WHAT YOU NEED TO DO:
Print the lines from the one that contains "Emit a Python" to the one that contains "plt.rcParams['font.family'] = ['Roboto', 'DejaVu", inclusive, exactly as they appear, and please drop any pictures.

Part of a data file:
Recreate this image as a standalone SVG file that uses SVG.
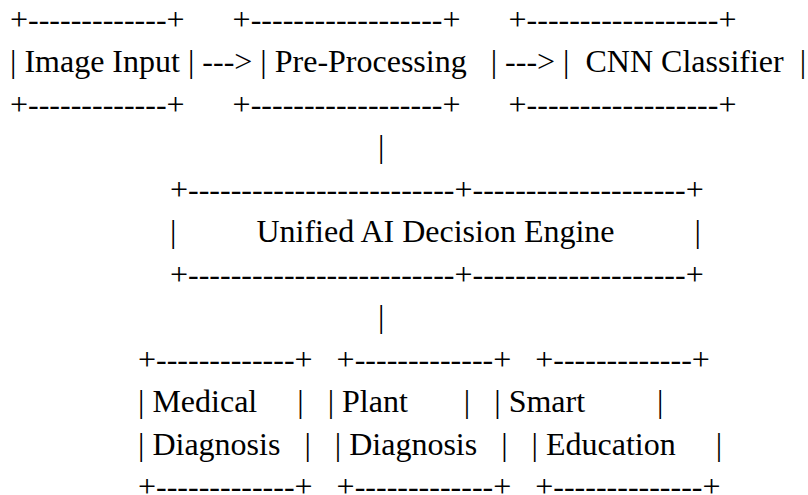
<svg xmlns="http://www.w3.org/2000/svg" width="808" height="495" viewBox="0 0 808 495">
<style>
  text { font-family: "Liberation Serif", "Times New Roman", "DejaVu Serif", serif; font-size: 32px; fill: #000; white-space: pre; }
</style>
<rect x="0" y="0" width="808" height="495" fill="#fff"/>
<g id="node-image-input">
  <text x="10" y="30" xml:space="preserve">+-------------+</text>
  <text x="10" y="72.45" xml:space="preserve">| Image Input |</text>
  <text x="10" y="114.9" xml:space="preserve">+-------------+</text>
</g>
<g id="node-pre-processing">
  <text x="232.624" y="30" xml:space="preserve">+------------------+</text>
  <text x="260.336" y="72.45" xml:space="preserve">| Pre-Processing   |</text>
  <text x="232.624" y="114.9" xml:space="preserve">+------------------+</text>
</g>
<g id="node-cnn-classifier">
  <text x="508.528" y="30" xml:space="preserve">+------------------+</text>
  <text x="563.12" y="72.45" xml:space="preserve">|  CNN Classifier  |</text>
  <text x="508.528" y="114.9" xml:space="preserve">+------------------+</text>
</g>
<g id="node-decision-engine">
  <text x="170" y="199.8" xml:space="preserve">+-------------------------+--------------------+</text>
  <text x="170" y="242.25" xml:space="preserve">|          Unified AI Decision Engine          |</text>
  <text x="170" y="284.7" xml:space="preserve">+-------------------------+--------------------+</text>
</g>
<g id="node-medical-diagnosis">
  <text x="138" y="369.6" xml:space="preserve">+-------------+</text>
  <text x="138" y="412.05" xml:space="preserve">| Medical     |</text>
  <text x="138" y="454.5" xml:space="preserve">| Diagnosis   |</text>
  <text x="138" y="496.95" xml:space="preserve">+-------------+</text>
</g>
<g id="node-plant-diagnosis">
  <text x="336.624" y="369.6" xml:space="preserve">+-------------+</text>
  <text x="327.664" y="412.05" xml:space="preserve">| Plant       |</text>
  <text x="334.8" y="454.5" xml:space="preserve">| Diagnosis   |</text>
  <text x="336.624" y="496.95" xml:space="preserve">+-------------+</text>
</g>
<g id="node-smart-education">
  <text x="535.248" y="369.6" xml:space="preserve">+-------------+</text>
  <text x="494.256" y="412.05" xml:space="preserve">| Smart         |</text>
  <text x="531.6" y="454.5" xml:space="preserve">| Education     |</text>
  <text x="535.248" y="496.95" xml:space="preserve">+--------------+</text>
</g>
<g id="connectors">
  <text x="202.32" y="72.45">---&gt;</text>
  <text x="505.104" y="72.45">---&gt;</text>
  <text x="378" y="157.35">|</text>
  <text x="378" y="327.15">|</text>
</g>
</svg>
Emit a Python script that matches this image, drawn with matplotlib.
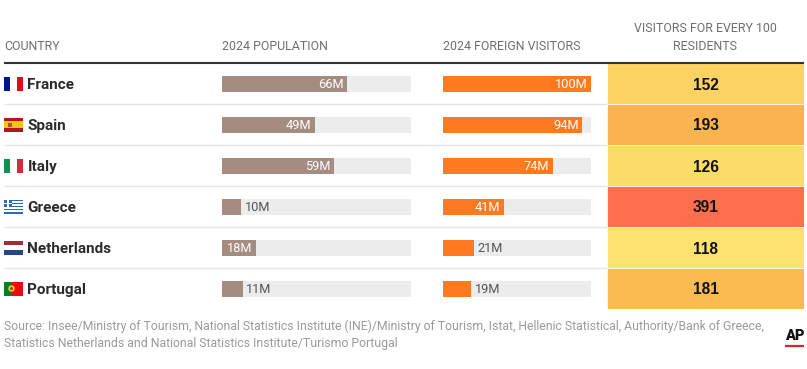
import matplotlib
matplotlib.use('Agg')
from matplotlib import pyplot as plt
from matplotlib.patches import Rectangle, Circle

plt.rcParams['font.family'] = ['Roboto', 'DejaVu Sans']

W, H = 807, 369

countries = ['France', 'Spain', 'Italy', 'Greece', 'Netherlands', 'Portugal']
population = [66, 49, 59, 10, 18, 11]
visitors = [100, 94, 74, 41, 21, 19]
per_100 = [152, 193, 126, 391, 118, 181]

headers = ['COUNTRY', '2024 POPULATION', '2024 FOREIGN VISITORS']
source = ('Source: Insee/Ministry of Tourism, National Statistics Institute (INE)/Ministry of Tourism, Istat, '
          'Hellenic Statistical, Authority/Bank of Greece,\n'
          'Statistics Netherlands and National Statistics Institute/Turismo Portugal')

heat_colors = ['#fcd262', '#f9b44f', '#fcdb69', '#ff6f4e', '#fde270', '#fbbb50']
flag_stripes = {
    'France': ('v', ['#00148c', '#ffffff', '#e30b17']),
    'Spain': ('h', ['#b5161c', '#f7c31a', '#f7c31a', '#b5161c']),
    'Italy': ('v', ['#0f9150', '#ffffff', '#cf3040']),
    'Greece': ('h', ['#2a6cb0', '#ffffff'] * 4 + ['#2a6cb0']),
    'Netherlands': ('h', ['#a8283c', '#ffffff', '#23478c']),
    'Portugal': ('v', ['#0f7a2a', '#0f7a2a', '#f00a0a', '#f00a0a', '#f00a0a']),
}

TOP, ROW = 63, 41


def px_axes(fig, x0, x1, y0, y1):
    return fig.add_axes([x0 / W, 1 - y1 / H, (x1 - x0) / W, (y1 - y0) / H])


def draw_bars(ax, values, color, width_px):
    ax.set_xlim(0, 100)
    ax.set_ylim(len(values) - 0.5, -0.5)
    ax.axis('off')
    rows = range(len(values))
    ax.barh(rows, [100] * len(values), height=16 / ROW, color='#ececec')
    ax.barh(rows, values, height=16 / ROW, color=color)
    for i, v in enumerate(values):
        # label goes inside only if the bar is long enough to hold it
        if v * width_px / 100 >= 33:
            ax.annotate(f'{v}M', (v, i), xytext=(-2.4, -0.9), textcoords='offset points',
                        ha='right', va='center', fontsize=9.2, color='#ffffff')
        else:
            ax.annotate(f'{v}M', (v, i), xytext=(2.6, -0.9), textcoords='offset points',
                        ha='left', va='center', fontsize=9.2, color='#555555')


def draw_flag(ax, name, yc):
    x0, w, h = 4, 19, 14
    kind, cols = flag_stripes[name]
    n = len(cols)
    for k, c in enumerate(cols):
        if kind == 'v':
            ax.add_patch(Rectangle((x0 + k * w / n, yc - h / 2), w / n, h, color=c, lw=0))
        else:
            ax.add_patch(Rectangle((x0, yc - h / 2 + k * h / n), w, h / n, color=c, lw=0))
    if name == 'Greece':
        ax.add_patch(Rectangle((x0, yc - h / 2), 7.5, 7.8, color='#2a6cb0', lw=0))
        ax.add_patch(Rectangle((x0 + 3, yc - h / 2), 1.5, 7.8, color='#ffffff', lw=0))
        ax.add_patch(Rectangle((x0, yc - h / 2 + 3.2), 7.5, 1.5, color='#ffffff', lw=0))
    if name == 'Spain':
        ax.add_patch(Rectangle((x0 + 4, yc - 2), 4, 4, color='#b0552a', lw=0))
    if name == 'Portugal':
        ax.add_patch(Circle((x0 + 7.5, yc), 3.2, color='#e8d020', lw=0))
        ax.add_patch(Circle((x0 + 7.5, yc), 1.5, color='#c8201c', lw=0))


fig = plt.figure(figsize=(W / 100, H / 100), dpi=100, facecolor='white')

# whole figure layer in pixel coordinates for rules, text and flags
bg = fig.add_axes([0, 0, 1, 1])
bg.set_xlim(0, W)
bg.set_ylim(H, 0)
bg.axis('off')

for i in range(1, len(countries)):
    bg.plot([4, 607], [TOP + i * ROW] * 2, color='#e4e4e4', lw=1, solid_capstyle='butt')

for i, name in enumerate(countries):
    yc = TOP + (i + 0.5) * ROW
    draw_flag(bg, name, yc)
    bg.text(27.5, yc, name, fontsize=11, fontweight='bold', color='#2b2b2b', va='center_baseline')

for x, label in zip([4, 222, 443], headers):
    bg.text(x, 46.5, label, fontsize=8.9, color='#6f6f6f', va='center')
bg.text(705, 37.5, 'VISITORS FOR EVERY 100\nRESIDENTS', fontsize=8.9, color='#6f6f6f',
        ha='center', va='center', linespacing=1.56)

bg.text(4, 335, source, fontsize=8.8, color='#9a9a9a', va='center', linespacing=1.35)

bg.text(795, 335.5, 'AP', fontsize=10.5, fontweight='black', color='#111111', ha='center', va='center')
bg.plot([785, 804], [345.5, 345.5], color='#d8222f', lw=1.6, solid_capstyle='butt')

pop_ax = px_axes(fig, 222, 411, TOP, TOP + 6 * ROW)
draw_bars(pop_ax, population, '#a58c81', 189)
vis_ax = px_axes(fig, 443, 591, TOP, TOP + 6 * ROW)
draw_bars(vis_ax, visitors, '#fd7a1e', 148)

# heat column: one full-width cell per country, text is the value
heat_ax = px_axes(fig, 607, 804, TOP, TOP + 6 * ROW)
heat_ax.set_xlim(0, 1)
heat_ax.set_ylim(len(per_100) - 0.5, -0.5)
heat_ax.axis('off')
heat_ax.barh(range(len(per_100)), [1] * len(per_100), height=1, color=heat_colors,
             edgecolor='#ffffff', linewidth=0.5)
for i, v in enumerate(per_100):
    heat_ax.text(0.5, i, str(v), fontsize=11.2, fontweight='bold', family='Liberation Sans', color='#111111',
                 ha='center', va='center_baseline')

# heavy header rule over everything
bg.set_zorder(0)
top = fig.add_axes([0, 0, 1, 1], zorder=5)
top.set_xlim(0, W)
top.set_ylim(H, 0)
top.axis('off')
top.plot([4, 804], [63, 63], color='#333333', lw=1.5, solid_capstyle='butt')

fig.savefig('out.png', dpi=100)
plt.close(fig)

RESULT OF THE EXERCISE:
Emit a Python script that matches this image, drawn with matplotlib.
import matplotlib
matplotlib.use('Agg')
from matplotlib import pyplot as plt
from matplotlib.patches import Rectangle, Circle

plt.rcParams['font.family'] = ['Roboto', 'DejaVu Sans']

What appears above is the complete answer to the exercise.